Terror stabbed deep into my heart, which pounded so hard that my ears filled with the sound of my blood roaring. My bowels turned to water; my lungs contracted; I felt weak with cold, sickening despair. All our running to keep one step ahead of Stieber had been futile. He had caught up with us at the worst possible time.
A smile of gratification curved his cruel, sensual mouth. “Ivan Zubov,” he said to Slade. “But of course that is not your real name. The time for pretenses is long past. John Slade, what a pleasure to meet you again.”
I sensed the animosity Stieber bore toward Slade, a malicious presence that consumed the air, as threatening as the pistols that his men aimed at us. Slade stood firm, his shoulders squared, his head high. His own hatred for Stieber radiated like a hot, fierce energy from him toward his foe. The space around the two men crackled, as if two bolts of lightning had met.
“Wilhelm Stieber,” Slade said. “I could say that it’s a pleasure to see you, but that would be a lie.”

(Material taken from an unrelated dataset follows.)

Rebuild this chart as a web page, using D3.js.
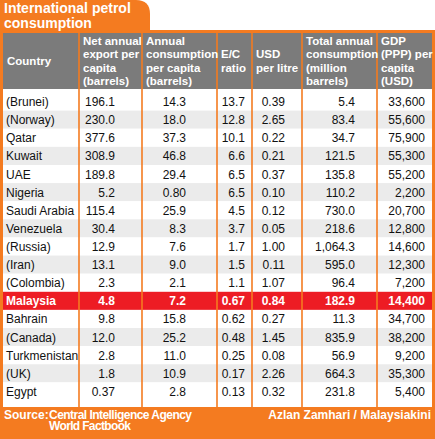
<!DOCTYPE html>
<html><head><meta charset="utf-8">
<script src="https://cdn.jsdelivr.net/npm/d3@7"></script>
<style>body{margin:0;background:#fff}text{font-family:"Liberation Sans",Arial,sans-serif}</style>
</head><body><div id="chart"></div>
<script>
const countries = ["(Brunei)","(Norway)","Qatar","Kuwait","UAE","Nigeria","Saudi Arabia","Venezuela","(Russia)","(Iran)","(Colombia)","Malaysia","Bahrain","(Canada)","Turkmenistan","(UK)","Egypt"]
const netExport = ["196.1","230.0","377.6","308.9","189.8","5.2","115.4","30.4","12.9","13.1","2.3","4.8","9.8","12.0","2.8","1.8","0.37"]
const consumption = ["14.3","18.0","37.3","46.8","29.4","0.80","25.9","8.3","7.6","9.0","2.1","7.2","15.8","25.2","11.0","10.9","2.8"]
const ecRatio = ["13.7","12.8","10.1","6.6","6.5","6.5","4.5","3.7","1.7","1.5","1.1","0.67","0.62","0.48","0.25","0.17","0.13"]
const usdLitre = ["0.39","2.65","0.22","0.21","0.37","0.10","0.12","0.05","1.00","0.11","1.07","0.84","0.27","1.45","0.08","2.26","0.32"]
const totalCons = ["5.4","83.4","34.7","121.5","135.8","110.2","730.0","218.6","1,064.3","595.0","96.4","182.9","11.3","835.9","56.9","664.3","231.8"]
const gdp = ["33,600","55,600","75,900","55,300","55,200","2,200","20,700","12,800","14,600","12,300","7,200","14,400","34,700","38,200","9,200","35,300","5,400"]
const headers = [["Country"],["Net annual","export per","capita","(barrels)"],["Annual","consumption","per capita","(barrels)"],["E/C","ratio"],["USD","per litre"],["Total annual","consumption","(million","barrels)"],["GDP","(PPP) per","capita","(USD)"]]
const columns = [countries, netExport, consumption, ecRatio, usdLitre, totalCons, gdp]

const W = 435, H = 439, orange = "#f47b20"
const colEdges = [3, 79, 142, 217, 252, 302, 377, 432]
const anchors = [6, 115, 186, 245, 285, 355, 425]
const y = d3.scaleBand().domain(d3.range(countries.length)).range([92.5, 400.5])

const svg = d3.select("#chart").append("svg").attr("width", W).attr("height", H)

// title tab + frame
svg.append("path").attr("fill", orange)
  .attr("d", "M0,0 H136 Q150,0 150,14 V34 H0 Z")
svg.append("rect").attr("x", 0).attr("y", 30).attr("width", W).attr("height", H - 30).attr("fill", orange)
svg.append("rect").attr("x", 3).attr("y", 33).attr("width", 429).attr("height", 374).attr("fill", "#fff")
svg.append("rect").attr("x", 3).attr("y", 33).attr("width", 429).attr("height", 56).attr("fill", "#7b7b7b")

svg.selectAll("text.title").data(["International petrol", "consumption"]).join("text")
  .attr("x", 4).attr("y", (d, i) => 13 + i * 15).attr("fill", "#fff")
  .attr("font-size", 14).attr("font-weight", "bold").text(d => d)

// row backgrounds
svg.selectAll("rect.row").data(countries).join("rect")
  .attr("x", 3).attr("width", 429).attr("y", (d, i) => y(i)).attr("height", y.bandwidth())
  .attr("fill", (d, i) => d === "Malaysia" ? "#ed1c24" : (i % 2 ? "#ebebeb" : "#fff"))

// column lines
svg.selectAll("line.col").data(colEdges.slice(1, -1)).join("line")
  .attr("x1", d => d).attr("x2", d => d).attr("y1", 33).attr("y2", 407)
  .attr("stroke", orange).attr("stroke-width", 1.6)

// headers
headers.forEach((lines, c) => {
  const n = lines.length, top = 61 - (n - 1) * 6.6
  svg.append("text").attr("x", colEdges[c] + 4).attr("fill", "#fff")
    .attr("font-size", 11.5).attr("font-weight", "bold")
    .selectAll("tspan").data(lines).join("tspan")
    .attr("x", colEdges[c] + 4).attr("y", (d, i) => top + 4 + i * 13.2).text(d => d)
})

// cells
columns.forEach((vals, c) => {
  svg.selectAll("text.c" + c).data(vals).join("text")
    .attr("x", anchors[c]).attr("y", (d, i) => y(i) + y.bandwidth() / 2 + 4.5)
    .attr("text-anchor", c === 0 ? "start" : "end")
    .attr("font-size", 12)
    .attr("font-weight", (d, i) => countries[i] === "Malaysia" ? "bold" : "normal")
    .attr("fill", (d, i) => countries[i] === "Malaysia" ? "#fff" : "#111")
    .text(d => d)
})

// footer
const foot = svg.append("g").attr("fill", "#fff").attr("font-size", 12).attr("font-weight", "bold")
foot.append("text").attr("x", 4).attr("y", 419).text("Source:")
foot.append("text").attr("x", 49).attr("y", 419).attr("textLength", 143).text("Central Intelligence Agency")
foot.append("text").attr("x", 49).attr("y", 430).attr("textLength", 82).text("World Factbook")
foot.append("text").attr("x", 431).attr("y", 419).attr("text-anchor", "end").text("Azlan Zamhari / Malaysiakini")
</script></body></html>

Stieber peered at me. “Ah, Miss Charlotte Bronte. How convenient to find you with Mr. Slade. You have spared me the trouble of tracking you down.” Evil cheer crinkled his smooth skin as he noticed the file lying on the floor of the cage and the lock with the two tiny notches we’d worked so long to make. “Did Dr. Kavanagh imprison you in this cage?”
“Yes,” Slade said.
Stieber chuckled. “He did me a favor.”